With the bright prospect of large scale gas and oil deposits in the Central Asians State of Kazakhstan and Turkmenistan, and also in the Caspian Shelf, the primary thrust of the US Central Asian oil diplomacy has been to exclude Russian and Iranian territories for laying a pipeline that would transport Central Asian gas and oil to the European markets. This is to deny them political influence in the region and also the benefits of enormous oil transportation revenue.

With Turkey and Azerbaijan as key players in Baku-Tblisi-Ceyhan pipeline route, Washington planned transportation of oil from Caspian Shelf in the first instance and to link up Turkmen and Kazakhstan gas and oil to it in second phase. This excluded Russia and Iran from the great oil game in the region. At the time of opening of Tblisi-Ceyhan pipeline, Americans displayed much euphoria for their political-economic achievement in the trans-Caspian oil game,

Moscow was not going to take lying low the American deep intrusion into its region of influence. The 9-12th May 2007 visit of President Putin to Kazakhstan and Turkmenistan and the announcement of a trilateral oil deal that envisages revival of traditional Russian transportation of Central Asian oil and gas to the European countries via Russia, eventually countered the America move in the Caspian region. The trilateral oil and gas deal did come late just because Russia had problem with the “neutrality” stance of the then Turkmen President Saparmurad Niyazov. But with Niyazov no more on the scene, Turkmen leadership has been showing inclination of returning to the fold of CIS.

A new pipeline to be laid along the eastern shore of the Caspian Sea through Kazakh and Russian territories by 2009 will transport 30 billion cubic meters of gas annually to the European market. The trilateral agreement also stipulates revamping of Soviet – era Uzbekistan pipeline via Russia to enhance the capacity to 90 billion cm annually.

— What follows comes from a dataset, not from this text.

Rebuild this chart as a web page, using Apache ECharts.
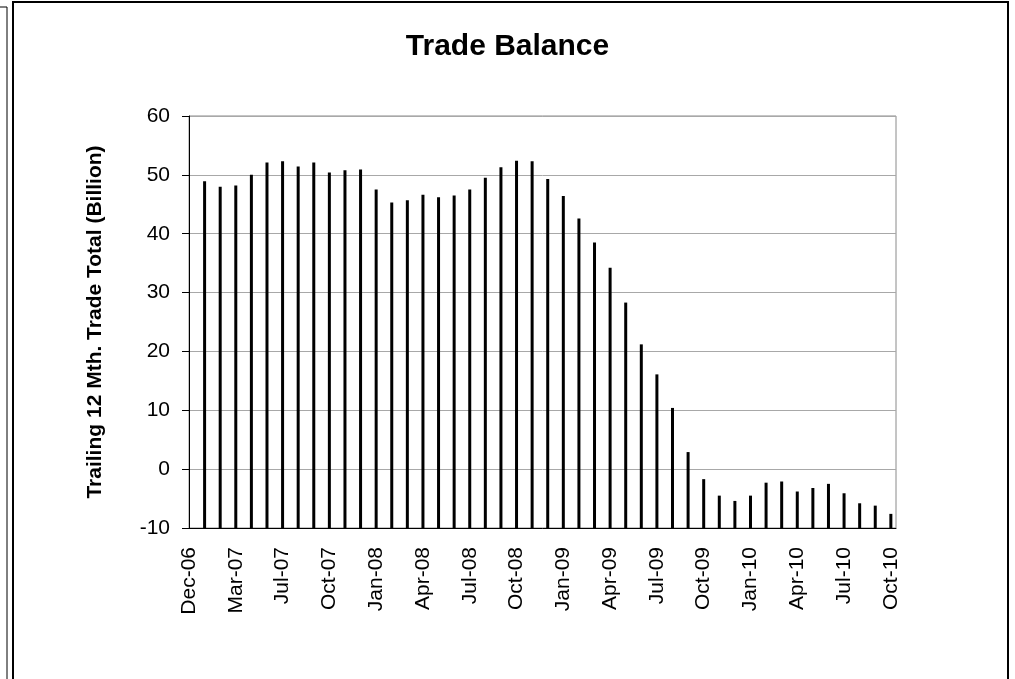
<!DOCTYPE html>
<html>
<head>
<meta charset="utf-8">
<script src="https://cdn.jsdelivr.net/npm/echarts@6/dist/echarts.min.js"></script>
<style>
html,body{margin:0;padding:0;background:#fff;}
#chart{width:1015px;height:679px;}
</style>
</head>
<body>
<div id="chart"></div>
<script>
// Tick labels shown every 3rd category (category index 0, 3, 6, ... 45)
const tickLabels = ['Dec-06','Mar-07','Jul-07','Oct-07','Jan-08','Apr-08','Jul-08','Oct-08',
  'Jan-09','Apr-09','Jul-09','Oct-09','Jan-10','Apr-10','Jul-10','Oct-10'];
const tickStep = 3;
// Trailing 12 month trade total (Billion), categories 1..45
const values = [48.9, 48.0, 48.2, 50.0, 52.1, 52.3, 51.4, 52.1, 50.4, 50.8, 50.9, 47.5,
  45.3, 45.7, 46.6, 46.2, 46.5, 47.5, 49.5, 51.3, 52.4, 52.3, 49.3, 46.4, 42.6,
  38.5, 34.2, 28.3, 21.2, 16.1, 10.4, 2.9, -1.7, -4.5, -5.4, -4.5, -2.3, -2.1,
  -3.8, -3.2, -2.5, -4.1, -5.8, -6.2, -7.6];
const yMin = -10, yMax = 60, yStep = 10;

const font = "Arial, 'Liberation Sans', sans-serif";
const chart = echarts.init(document.getElementById('chart'), null, {renderer: 'canvas'});
const seriesData = values.map((v, i) => [i + 1, v]);

chart.setOption({
  backgroundColor: '#fff',
  animation: false,
  title: {
    text: 'Trade Balance',
    left: 'center',
    top: 27,
    textStyle: {fontFamily: font, fontSize: 30, fontWeight: 'bold', color: '#000'}
  },
  grid: {left: 189, top: 116, width: 707, height: 412, show: true, borderColor: '#8a8a8a', borderWidth: 1, backgroundColor: 'transparent'},
  xAxis: {
    type: 'value',
    min: 0,
    max: 45.33,
    interval: tickStep,
    axisLine: {show: true, onZero: false, lineStyle: {color: '#000', width: 1}},
    axisTick: {show: false},
    splitLine: {show: false},
    axisLabel: {
      rotate: 90,
      margin: 19,
      fontFamily: font,
      fontSize: 21,
      color: '#000',
      showMaxLabel: false,
      formatter: function (v) {
        const k = Math.round(v / tickStep);
        return (Math.abs(v - k * tickStep) < 1e-6 && tickLabels[k]) ? tickLabels[k] : '';
      }
    }
  },
  yAxis: {
    type: 'value',
    min: yMin,
    max: yMax,
    interval: yStep,
    name: 'Trailing 12 Mth. Trade Total (Billion)',
    nameLocation: 'middle',
    nameRotate: 90,
    nameGap: 83,
    nameTextStyle: {fontFamily: font, fontSize: 21, fontWeight: 'bold', color: '#000'},
    axisLine: {show: true, onZero: false, lineStyle: {color: '#000', width: 1}},
    axisTick: {show: true, inside: false, length: 7, lineStyle: {color: '#000'}},
    splitLine: {show: true, lineStyle: {color: '#a8a8a8', width: 1}},
    axisLabel: {margin: 19, fontFamily: font, fontSize: 21, color: '#000'}
  },
  series: [{
    type: 'custom',
    data: seriesData,
    encode: {x: 0, y: 1},
    renderItem: function (params, api) {
      const x = api.value(0);
      const top = api.coord([x, api.value(1)]);
      const base = api.coord([x, yMin]);
      const w = 3;
      return {
        type: 'rect',
        shape: {x: top[0] - w / 2, y: top[1], width: w, height: base[1] - top[1]},
        style: {fill: '#000'}
      };
    }
  }],
  graphic: [
    {type: 'rect', shape: {x: 13, y: 2, width: 995, height: 700}, style: {fill: 'none', stroke: '#000', lineWidth: 2}, silent: true},
    {type: 'polyline', shape: {points: [[0, 7], [7, 7], [7, 679]]}, style: {fill: 'none', stroke: '#000', lineWidth: 1}, silent: true}
  ]
});
</script>
</body>
</html>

Russia’s major move to counter Washington’s Central Asian oil diplomacy has caused a flutter in Washington, and its reverberations are felt in European capitals as well. At a meeting of the IAEA in Paris the US Energy Secretary said that Russian–Kazakh-Turkmen gas and energy diplomacy was not good for Europe. Washington fears that Russia’s forward oil diplomacy could force European countries to look towards Iran, the last frontier for them in oil game. Teheran, as is known to all, has a different pattern of relationship with the European countries.

Interestingly, the Secretary General of Collective Security Treaty Organization (CSTO) Bordyuzha said in Mosocw that Iran could become a member of CSTO. Moscow has been proposing a common air defence system for CSTO members (Armenia, Belarus, Kazakhstan, Kyrgyzstan, Tajikistan, Uzbekistan and Russia).

Adhering to its concept of “Single Export Channel” also meaning Russian transport monopoly, Moscow intends to link up Kazakhstan’s 40 billion cm of gas per year with Turkmen gas deposits for export to the European market. In view of Russian’s big leap in energy diplomacy, Germany has been only deferential to Putin’s energy programme and France and Italy are not enthusiastic in showing it down.

The inference one can draw from the great oil game in Central Asia is that Europe cannot escape dependence on Russian gas supplies. This is bound to have an impact on US’ transatlantic leadership. If Moscow succeeds in its Blue Sea 2 Plan and Hungary becomes the hub of Russian gas supplies to Europe, it will not be a surprise that Turkey finds itself willing to collaborate with the Russians in Black Sea region for energy operations.

This once again prompts us to seek an answer to the question: has the US really achieved the objective of becoming the lone super power to determine the course of future history of the world after she vigorously contrived the collapse of the Soviet State.

(The writer is the former Director of the Centre of Central AsianStudies, Kashmir University).